Spaghetti straps, crop tops, torn shirts, and wearing your pants below your butt. Controversial, constantly argued, and always causing drama at schools, what is this? The dress code. Whether you dress in short shorts, jeans, crop tops, or tall tees, wear a winter coat all year long, or just wrap yourself in a blanket and walk out your door to go to school, there is, and always will be a fool proof way that you can break the dress code. Aside from the obvious fact that the dress code is there to prevent “inappropriate dress”, you may ask what, and who exactly defines what is okay for us to wear in school. Our administration defines the way we should dress at school. A topic highly disputed considering that this high school is here for the students education, but the rules for what distracts students is set by the administration. Yes, the administration has been here for years, and seen many, many people pass through this school, but standards change, fashion changes, and what kids are wearing changes almost every single year. It is hard to keep a dress code up to date for students when the students are constantly changing what they wear. Distraction from class is something that happens no matter what, our 15-18 year old heads get distracted, it is just a fact of life. You can boil it down to a lot of things that can distract us. But, stated well by Jason Coffee, a senior, “A girl’s way of dressing has never effected my learning.”

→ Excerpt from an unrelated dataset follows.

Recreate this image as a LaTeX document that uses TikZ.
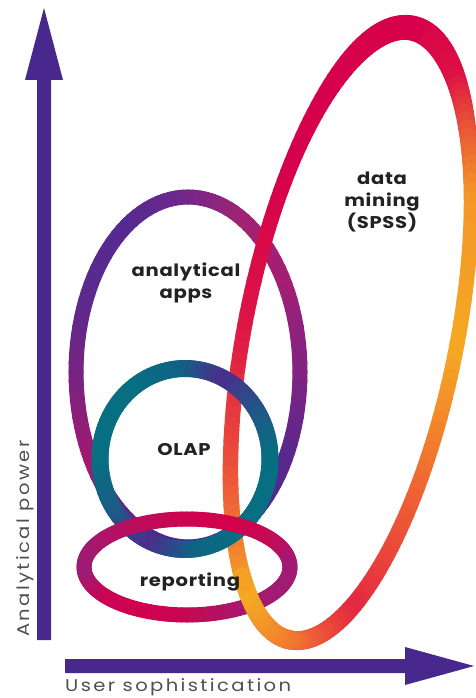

So, obviously we know that the dress code is ultimately a debate, students versus the teachers and administration. “We should be able to wear what we want” says senior Alejandra Herrera. But, we are controlled in what we wear, on the grounds that it distracts us from our learning. So is this restricting set of rules for us to follow about our clothes necessary? “It is necessary to some extent,” said senior Brenna Graves, “I agree that it shouldn’t have profanity, it shouldn’t promote sex drugs or violence, but the dress code caters more to guys, and girls get the bad end.” “They say it distracts us from our learning but I was asked to go home because I didn’t have a jacket, and was pulled out of class for 40 minutes for having spaghetti straps, that is distracting from our learning.”

On the other side of the octagon is the administration, with opinions of their own, and rules built around those opinions on creating a learning environment. “We want to create a learning environment where students won’t be distracted,” said Mr. McKlaskey. Fruita Monument is a great school. We have high percentages of graduation, have some of the best test scores in the valley, have sports teams that compete with much larger schools, and we have bright and successful students. Surely, some may argue that comes from the rules of the school, but ultimately it comes from the character of the students here. “90% of students dress fine” Mr. McKlaskey stated, “We want students to have their personal freedoms.”

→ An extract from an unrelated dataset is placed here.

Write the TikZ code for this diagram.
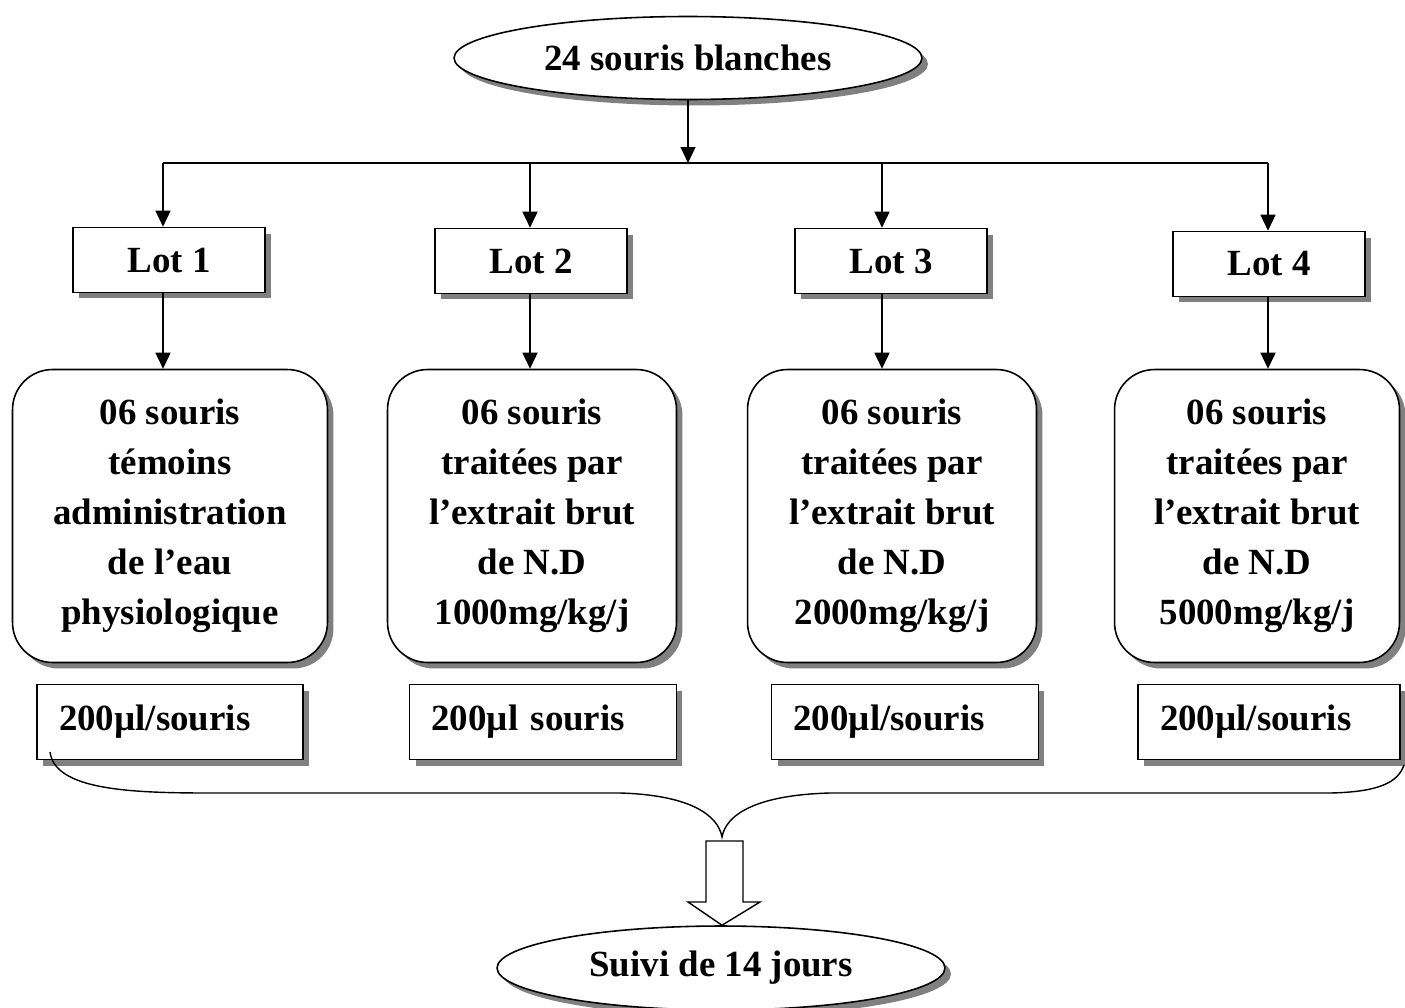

At the end of the day the rules are the rules, although rules can always be changed. The future of the dress code is still yet to be seen because it is constantly being debated and argued about. We can influence change as students, so as the years go by I’m confident many changes will happen to the dress code. For those unhappy about it, try to change it, for those who like it, try to keep it, all that we can know for sure is that it will surely change as the battle between student and administrator rages on.